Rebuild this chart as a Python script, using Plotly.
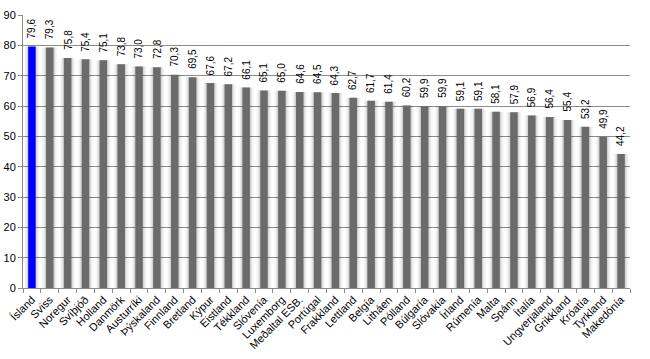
import plotly.graph_objects as go

countries = ["Ísland", "Sviss", "Noregur", "Svíþjóð", "Holland", "Danmörk", "Austurríki",
             "Þýskaland", "Finnland", "Bretland", "Kýpur", "Eistland", "Tékkland", "Slóvenía",
             "Luxemborg", "Meðaltal ESB.", "Portúgal", "Frakkland", "Lettland", "Belgía",
             "Litháen", "Pólland", "Búlgaría", "Slóvakía", "Írland", "Rúmenía", "Malta",
             "Spánn", "Ítalía", "Ungverjaland", "Grikkland", "Króatía", "Tyrkland", "Makedónía"]
values = [79.6, 79.3, 75.8, 75.4, 75.1, 73.8, 73.0, 72.8, 70.3, 69.5, 67.6, 67.2, 66.1, 65.1,
          65.0, 64.6, 64.5, 64.3, 62.7, 61.7, 61.4, 60.2, 59.9, 59.9, 59.1, 59.1, 58.1, 57.9,
          56.9, 56.4, 55.4, 53.2, 49.9, 44.2]
highlight = "Ísland"

colors = ["#0000FF" if c == highlight else "#6B6B6B" for c in countries]

fig = go.Figure()
# soft glow layers behind bars
for w, a in [(0.88, 0.025), (0.75, 0.04), (0.62, 0.055), (0.52, 0.075)]:
    fig.add_trace(go.Bar(x=countries, y=values, width=w,
                         marker=dict(color=f"rgba(0,0,0,{a})", line=dict(width=0)),
                         hoverinfo="skip", showlegend=False))
fig.add_trace(go.Bar(x=countries, y=values, width=0.42,
                     marker=dict(color=colors, line=dict(width=0)),
                     showlegend=False))

for c, v in zip(countries, values):
    fig.add_annotation(x=c, y=v, text=f"{v:.1f}".replace(".", ","), textangle=-90,
                       showarrow=False, yanchor="bottom", xanchor="center", yshift=6,
                       font=dict(family="Arial", size=10, color="#000000"))

fig.update_layout(
    width=650, height=359,
    margin=dict(l=23, r=20, t=15, b=71),
    paper_bgcolor="white", plot_bgcolor="white",
    barmode="overlay", separators=",.",
    font=dict(family="Arial", size=11, color="#000000"),
)
fig.update_yaxes(range=[0, 90], dtick=10, showgrid=True, gridcolor="#8C8C8C", gridwidth=1,
                 showline=True, linecolor="#8C8C8C", ticks="outside", ticklen=4,
                 tickcolor="#8C8C8C", tickfont=dict(size=11), zeroline=False,
                 automargin=False)
fig.update_xaxes(tickangle=-45, showline=True, linecolor="#8C8C8C", ticks="outside",
                 tickson="boundaries", ticklen=4, tickcolor="#8C8C8C",
                 tickfont=dict(size=11), showgrid=False, automargin=False)

fig.write_html("out.html", config={"displayModeBar": False},
               post_script="document.body.style.margin='0';")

++++

**TO BE DONE:**
Reproduce the listing exactly. Leave its pictures out.

**SOLUTION FOR THIS TASK:**
Rebuild this chart as a Python script, using Plotly.
import plotly.graph_objects as go

countries = ["Ísland", "Sviss", "Noregur", "Svíþjóð", "Holland", "Danmörk", "Austurríki",
             "Þýskaland", "Finnland", "Bretland", "Kýpur", "Eistland", "Tékkland", "Slóvenía",
             "Luxemborg", "Meðaltal ESB.", "Portúgal", "Frakkland", "Lettland", "Belgía",
             "Litháen", "Pólland", "Búlgaría", "Slóvakía", "Írland", "Rúmenía", "Malta",
             "Spánn", "Ítalía", "Ungverjaland", "Grikkland", "Króatía", "Tyrkland", "Makedónía"]
values = [79.6, 79.3, 75.8, 75.4, 75.1, 73.8, 73.0, 72.8, 70.3, 69.5, 67.6, 67.2, 66.1, 65.1,
          65.0, 64.6, 64.5, 64.3, 62.7, 61.7, 61.4, 60.2, 59.9, 59.9, 59.1, 59.1, 58.1, 57.9,
          56.9, 56.4, 55.4, 53.2, 49.9, 44.2]
highlight = "Ísland"

colors = ["#0000FF" if c == highlight else "#6B6B6B" for c in countries]

fig = go.Figure()
# soft glow layers behind bars
for w, a in [(0.88, 0.025), (0.75, 0.04), (0.62, 0.055), (0.52, 0.075)]:
    fig.add_trace(go.Bar(x=countries, y=values, width=w,
                         marker=dict(color=f"rgba(0,0,0,{a})", line=dict(width=0)),
                         hoverinfo="skip", showlegend=False))
fig.add_trace(go.Bar(x=countries, y=values, width=0.42,
                     marker=dict(color=colors, line=dict(width=0)),
                     showlegend=False))

for c, v in zip(countries, values):
    fig.add_annotation(x=c, y=v, text=f"{v:.1f}".replace(".", ","), textangle=-90,
                       showarrow=False, yanchor="bottom", xanchor="center", yshift=6,
                       font=dict(family="Arial", size=10, color="#000000"))

fig.update_layout(
    width=650, height=359,
    margin=dict(l=23, r=20, t=15, b=71),
    paper_bgcolor="white", plot_bgcolor="white",
    barmode="overlay", separators=",.",
    font=dict(family="Arial", size=11, color="#000000"),
)
fig.update_yaxes(range=[0, 90], dtick=10, showgrid=True, gridcolor="#8C8C8C", gridwidth=1,
                 showline=True, linecolor="#8C8C8C", ticks="outside", ticklen=4,
                 tickcolor="#8C8C8C", tickfont=dict(size=11), zeroline=False,
                 automargin=False)
fig.update_xaxes(tickangle=-45, showline=True, linecolor="#8C8C8C", ticks="outside",
                 tickson="boundaries", ticklen=4, tickcolor="#8C8C8C",
                 tickfont=dict(size=11), showgrid=False, automargin=False)

fig.write_html("out.html", config={"displayModeBar": False},
               post_script="document.body.style.margin='0';")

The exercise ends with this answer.